SPOKANE, Wash. (AP) — Eastern Washington coach Jim Hayford's early memories of the NCAA Tournament include using pencils and paper as a child to make his own bracket.

Now, he can add another fond memory.

"To see your name there for the first time ever is a really cool moment," said Hayford, whose Eagles heard their name called when the brackets were announced Sunday.

No. 13 seed Eastern Washington, perhaps best known as the perennial FCS football power with the red turf field, is in the tournament for the first time since 2004 and only the second time in its 32-year history as a Division I program. The Eagles will play fourth-seeded Georgetown on Thursday in Portland, Oregon.

Eastern Washington (26-8) needed a big second half comeback fueled by Tyler Harvey, the nation's leading scorer at 22.9 points per game, to beat Montana in the Big Sky Conference title game Saturday and advance to the NCAA Tournament.

Harvey was pleased with the 13th seed and the opponent.

"They gave us a lot of respect," Harvey said of the selection committee. "We are fortunate for that."
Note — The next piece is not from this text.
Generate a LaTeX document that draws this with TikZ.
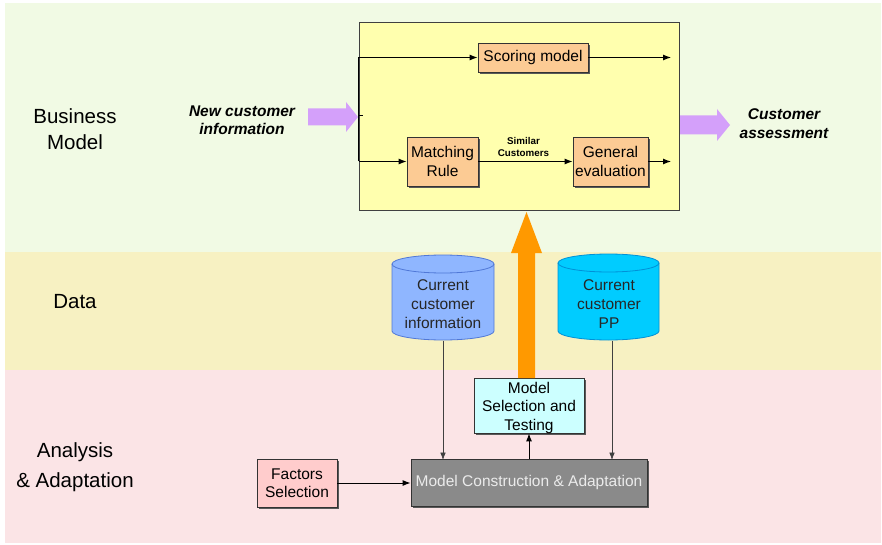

Harvey was also pleased by the enthusiastic crowd that gathered at Eastern Washington's campus in Cheney for Selection Sunday. The Eagles averaged 1,900 fans per game at home this season.

"From where we were four years ago to now, it's nice to see the people come out," Harvey said.

The Eagles, who set a team record for wins this season, have a thin tournament history.

The 2004 squad was the first to make it to the NCAA Tournament, where the Eagles lost 75-56 to Oklahoma State. The 2003 team lost to Wyoming in the first round of the NIT.

By comparison, the opponent Hoyas (21-10) are in it for the eighth time in 11 years.

"We have our hands full, but our team is fearless," Hayford said. "It didn't matter what team came up on that board."

Hayford said it's a plus that Eastern Washington will be playing its first game in Portland, about a five-hour drive from campus.

"We wanted to go to Portland or Seattle, and I was kind of hoping we would be in the same facility as Gonzaga so the community could cheer both teams on," Hayford said.